A Fringe veteran (“Krapp’s Last PowerPoint,” “The Bird,” “Edible Rex”), Feffer belongs to the punditocracy himself. Having opined as a Korea expert, he now shepherds the work of other wonks as a staffer at the Institute for Policy Studies.

In “The Pundit,” Feffer plays Peter Peters, a foreign policy analyst from a fictional think tank. Peters has a high self-regard and a knack for saying little while emitting torrents of words. He’s far too important to pick up his son (Matthew Ancarrow) at school. He berates his young assistant to the point of being verbally abusive and responds to interviewers’ questions with hollow pedantry.

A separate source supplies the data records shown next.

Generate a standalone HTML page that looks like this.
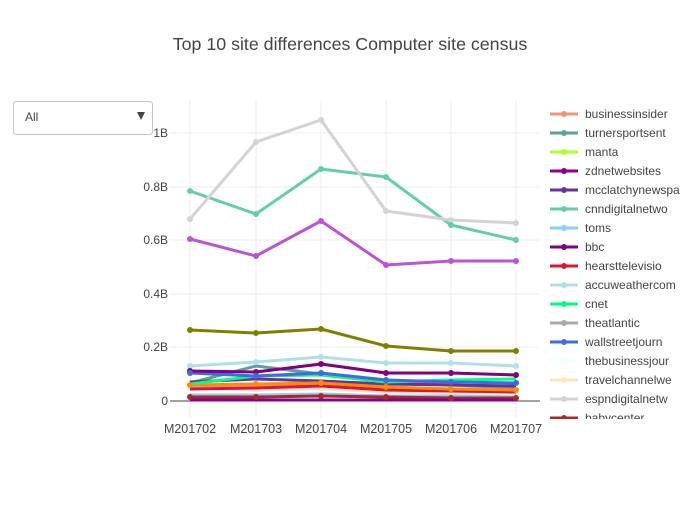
<!DOCTYPE html>
<html><head><meta charset="utf-8"><style>
body{margin:0;background:#fff;font-family:"Liberation Sans","DejaVu Sans",sans-serif}
</style></head><body>
<svg width="700" height="500" xmlns="http://www.w3.org/2000/svg" font-family="Liberation Sans, DejaVu Sans, sans-serif">
<rect width="700" height="500" fill="#fff"/>
<text x="350" y="50" text-anchor="middle" font-size="17.8" fill="#444">Top 10 site differences Computer site census</text>
<g stroke="#eee" stroke-width="1">
<line x1="190" y1="100" x2="190" y2="418"/><line x1="256" y1="100" x2="256" y2="418"/><line x1="321" y1="100" x2="321" y2="418"/><line x1="386" y1="100" x2="386" y2="418"/><line x1="451" y1="100" x2="451" y2="418"/><line x1="516" y1="100" x2="516" y2="418"/>
<line x1="170" y1="133" x2="540" y2="133"/><line x1="170" y1="187" x2="540" y2="187"/><line x1="170" y1="240" x2="540" y2="240"/><line x1="170" y1="294" x2="540" y2="294"/><line x1="170" y1="347" x2="540" y2="347"/>
</g>
<line x1="170" y1="401" x2="540" y2="401" stroke="#444" stroke-width="1"/>
<g font-size="12" fill="#444" text-anchor="end">
<text x="168" y="137">1B</text><text x="168" y="191">0.8B</text><text x="168" y="244">0.6B</text><text x="168" y="298">0.4B</text><text x="168" y="351">0.2B</text><text x="168" y="405">0</text>
</g>
<g font-size="12.5" fill="#444" text-anchor="middle">
<text x="190" y="433">M201702</text><text x="256" y="433">M201703</text><text x="321" y="433">M201704</text><text x="386" y="433">M201705</text><text x="451" y="433">M201706</text><text x="516" y="433">M201707</text>
</g>
<g fill="none" stroke-width="3" stroke-linejoin="round">
<polyline stroke="#ffe4c4" points="190,388 256,390 321,389 386,392 451,393 516,393"/>
<polyline stroke="#87cefa" points="190,395 256,395 321,394 386,396 451,396 516,397"/>
<polyline stroke="#5f9ea0" points="190,383 256,366 321,374 386,382 451,385 516,388"/>
<polyline stroke="#663399" points="190,382 256,379 321,381 386,384 451,385 516,386"/>
<polyline stroke="#e9967a" points="190,386 256,385 321,384 386,388 451,389 516,390"/>
<polyline stroke="#dc143c" points="190,389 256,388 321,386 386,390 451,391 516,392"/>
<polyline stroke="#ff8c00" points="190,385 256,384 321,383 386,387 451,389 516,390"/>
<polyline stroke="#00ff7f" points="190,384 256,376 321,375 386,382 451,380 516,379"/>
<polyline stroke="#4169e1" points="190,373 256,376 321,373 386,380 451,382 516,383"/>
<polyline stroke="#800080" points="190,371 256,372 321,364 386,373 451,373 516,375"/>
<polyline stroke="#b0e0e6" points="190,366 256,362 321,357 386,363 451,363 516,366"/>
<polyline stroke="#808000" points="190,330 256,333 321,329 386,346 451,351 516,351"/>
<polyline stroke="#ba55d3" points="190,239 256,256 321,221 386,265 451,261 516,261"/>
<polyline stroke="#66cdaa" points="190,191 256,214 321,169 386,177 451,225 516,240"/>
<polyline stroke="#d3d3d3" points="190,219 256,142 321,120 386,211 451,220 516,223"/>
<polyline stroke="#a52a2a" points="190,397 256,397 321,396 386,397 451,398 516,398"/>
<polyline stroke="#8b008b" points="190,400 256,400 321,400 386,400 451,400 516,400"/>
</g>
<g>
<g fill="#d3d3d3"><circle cx="190" cy="219" r="3"/><circle cx="256" cy="142" r="3"/><circle cx="321" cy="120" r="3"/><circle cx="386" cy="211" r="3"/><circle cx="451" cy="220" r="3"/><circle cx="516" cy="223" r="3"/></g>
<g fill="#66cdaa"><circle cx="190" cy="191" r="3"/><circle cx="256" cy="214" r="3"/><circle cx="321" cy="169" r="3"/><circle cx="386" cy="177" r="3"/><circle cx="451" cy="225" r="3"/><circle cx="516" cy="240" r="3"/></g>
<g fill="#ba55d3"><circle cx="190" cy="239" r="3"/><circle cx="256" cy="256" r="3"/><circle cx="321" cy="221" r="3"/><circle cx="386" cy="265" r="3"/><circle cx="451" cy="261" r="3"/><circle cx="516" cy="261" r="3"/></g>
<g fill="#808000"><circle cx="190" cy="330" r="3"/><circle cx="256" cy="333" r="3"/><circle cx="321" cy="329" r="3"/><circle cx="386" cy="346" r="3"/><circle cx="451" cy="351" r="3"/><circle cx="516" cy="351" r="3"/></g>
<g fill="#b0e0e6"><circle cx="190" cy="366" r="3"/><circle cx="256" cy="362" r="3"/><circle cx="321" cy="357" r="3"/><circle cx="386" cy="363" r="3"/><circle cx="451" cy="363" r="3"/><circle cx="516" cy="366" r="3"/></g>
<g fill="#800080"><circle cx="190" cy="371" r="3"/><circle cx="256" cy="372" r="3"/><circle cx="321" cy="364" r="3"/><circle cx="386" cy="373" r="3"/><circle cx="451" cy="373" r="3"/><circle cx="516" cy="375" r="3"/></g>
<g fill="#4169e1"><circle cx="190" cy="373" r="3"/><circle cx="256" cy="376" r="3"/><circle cx="321" cy="373" r="3"/><circle cx="386" cy="380" r="3"/><circle cx="451" cy="382" r="3"/><circle cx="516" cy="383" r="3"/></g>
<g fill="#ff8c00"><circle cx="190" cy="385" r="3"/><circle cx="256" cy="384" r="3"/><circle cx="321" cy="383" r="3"/><circle cx="386" cy="387" r="3"/><circle cx="451" cy="389" r="3"/><circle cx="516" cy="390" r="3"/></g>
<g fill="#a52a2a"><circle cx="190" cy="397" r="3"/><circle cx="256" cy="397" r="3"/><circle cx="321" cy="396" r="3"/><circle cx="386" cy="397" r="3"/><circle cx="451" cy="398" r="3"/><circle cx="516" cy="398" r="3"/></g>
</g>
<rect x="13.5" y="101.5" width="139" height="33" rx="3" fill="#fff" stroke="#bec8d9"/>
<text x="25" y="121" font-size="12" fill="#444">All</text>
<path d="M137 112 h8 l-4 8 z" fill="#444"/>
<g font-size="12" fill="#444" stroke-width="3">
<g transform="translate(0,114)"><line x1="550" x2="578" stroke="#e9967a"/><circle cx="564" r="3" fill="#e9967a"/><text x="585" y="4">businessinsider</text></g>
<g transform="translate(0,133)"><line x1="550" x2="578" stroke="#5f9ea0"/><circle cx="564" r="3" fill="#5f9ea0"/><text x="585" y="4">turnersportsent</text></g>
<g transform="translate(0,152)"><line x1="550" x2="578" stroke="#adff2f"/><circle cx="564" r="3" fill="#adff2f"/><text x="585" y="4">manta</text></g>
<g transform="translate(0,171)"><line x1="550" x2="578" stroke="#8b008b"/><circle cx="564" r="3" fill="#8b008b"/><text x="585" y="4">zdnetwebsites</text></g>
<g transform="translate(0,190)"><line x1="550" x2="578" stroke="#663399"/><circle cx="564" r="3" fill="#663399"/><text x="585" y="4">mcclatchynewspa</text></g>
<g transform="translate(0,209)"><line x1="550" x2="578" stroke="#66cdaa"/><circle cx="564" r="3" fill="#66cdaa"/><text x="585" y="4">cnndigitalnetwo</text></g>
<g transform="translate(0,228)"><line x1="550" x2="578" stroke="#87cefa"/><circle cx="564" r="3" fill="#87cefa"/><text x="585" y="4">toms</text></g>
<g transform="translate(0,247)"><line x1="550" x2="578" stroke="#800080"/><circle cx="564" r="3" fill="#800080"/><text x="585" y="4">bbc</text></g>
<g transform="translate(0,266)"><line x1="550" x2="578" stroke="#dc143c"/><circle cx="564" r="3" fill="#dc143c"/><text x="585" y="4">hearsttelevisio</text></g>
<g transform="translate(0,285)"><line x1="550" x2="578" stroke="#b0e0e6"/><circle cx="564" r="3" fill="#b0e0e6"/><text x="585" y="4">accuweathercom</text></g>
<g transform="translate(0,304)"><line x1="550" x2="578" stroke="#00ff7f"/><circle cx="564" r="3" fill="#00ff7f"/><text x="585" y="4">cnet</text></g>
<g transform="translate(0,323)"><line x1="550" x2="578" stroke="#a9a9a9"/><circle cx="564" r="3" fill="#a9a9a9"/><text x="585" y="4">theatlantic</text></g>
<g transform="translate(0,342)"><line x1="550" x2="578" stroke="#4169e1"/><circle cx="564" r="3" fill="#4169e1"/><text x="585" y="4">wallstreetjourn</text></g>
<g transform="translate(0,361)"><line x1="550" x2="578" stroke="#f0ffff"/><circle cx="564" r="3" fill="#f0ffff"/><text x="585" y="4">thebusinessjour</text></g>
<g transform="translate(0,380)"><line x1="550" x2="578" stroke="#ffe4c4"/><circle cx="564" r="3" fill="#ffe4c4"/><text x="585" y="4">travelchannelwe</text></g>
<g transform="translate(0,399)"><line x1="550" x2="578" stroke="#d3d3d3"/><circle cx="564" r="3" fill="#d3d3d3"/><text x="585" y="4">espndigitalnetw</text></g>
</g>
<svg x="540" y="410" width="160" height="9"><g font-size="12" fill="#444" stroke-width="3"><line x1="10" x2="38" y1="8" y2="8" stroke="#a52a2a"/><circle cx="24" cy="8" r="3" fill="#a52a2a"/><text x="45" y="12">babycenter</text></g></svg>
</svg>
</body></html>
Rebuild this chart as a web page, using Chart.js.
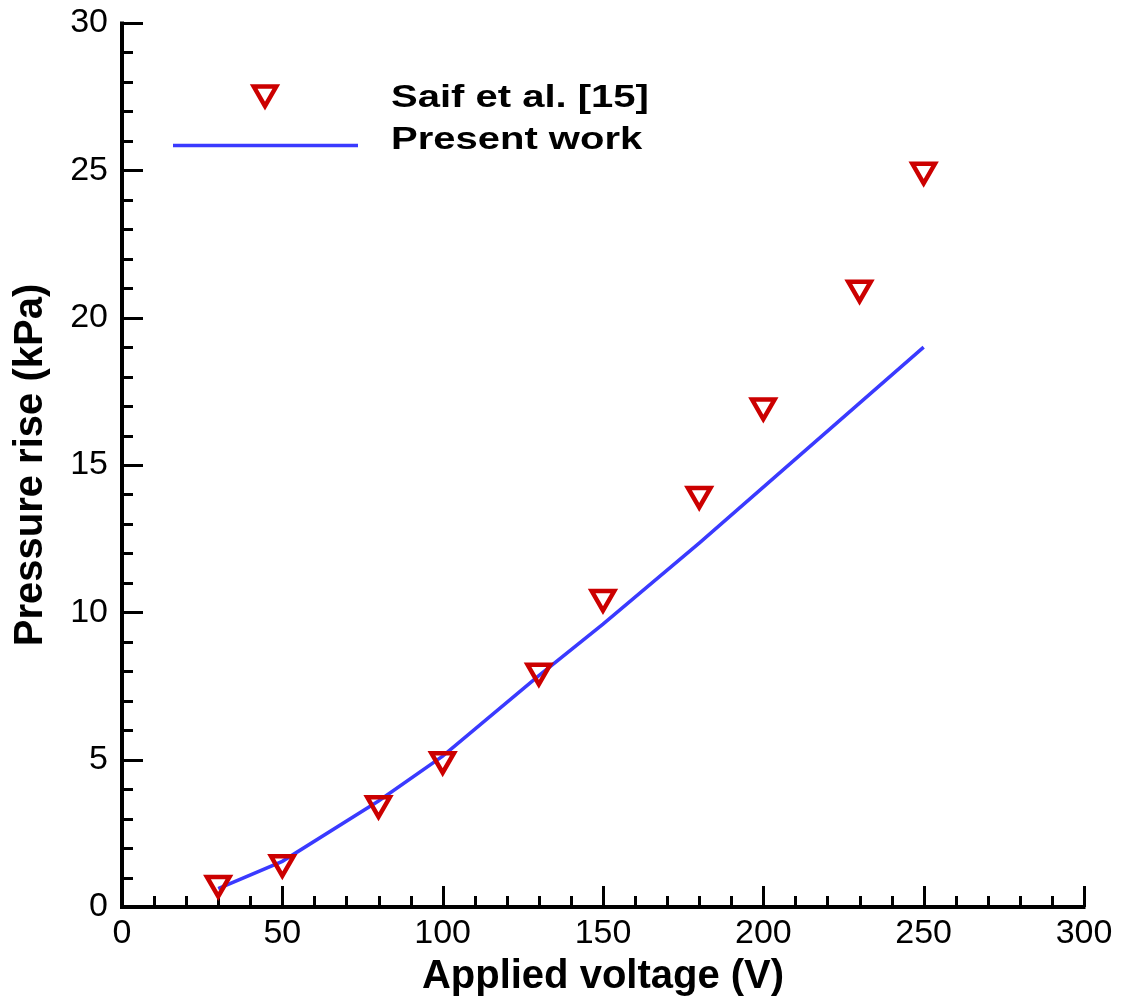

A tragic fall awaits such a man, and it comes when he riffs ignorantly about a terrorist attack in a part of the world far beyond his ken. Peters shovels it high, then gets a call from the leader (Sean Coe) of the terrorist group in question. His hubris plays right into the group’s hands.

Feffer’s witty but repetitive script could use a red pencil, and the multimedia staging (by Doug Krehbel) needs a brisker pace. Having Feffer always seated and addressing the audience, as if we are the camera lens, the radio mike, the wife (Emily Morrison), the assistant or the terrorist at the other end of his cellphone, gets awfully static. You want him to interact with the cast. As an actor, too, Feffer delivers one-liners with ease, but not the emotion needed when the terrorist threatens him.

“The Pundit” deflates its target with a sharp satiric pin in that first hour. Later, when it’s time to jolt the gut or pierce the heart, its aim is shakier.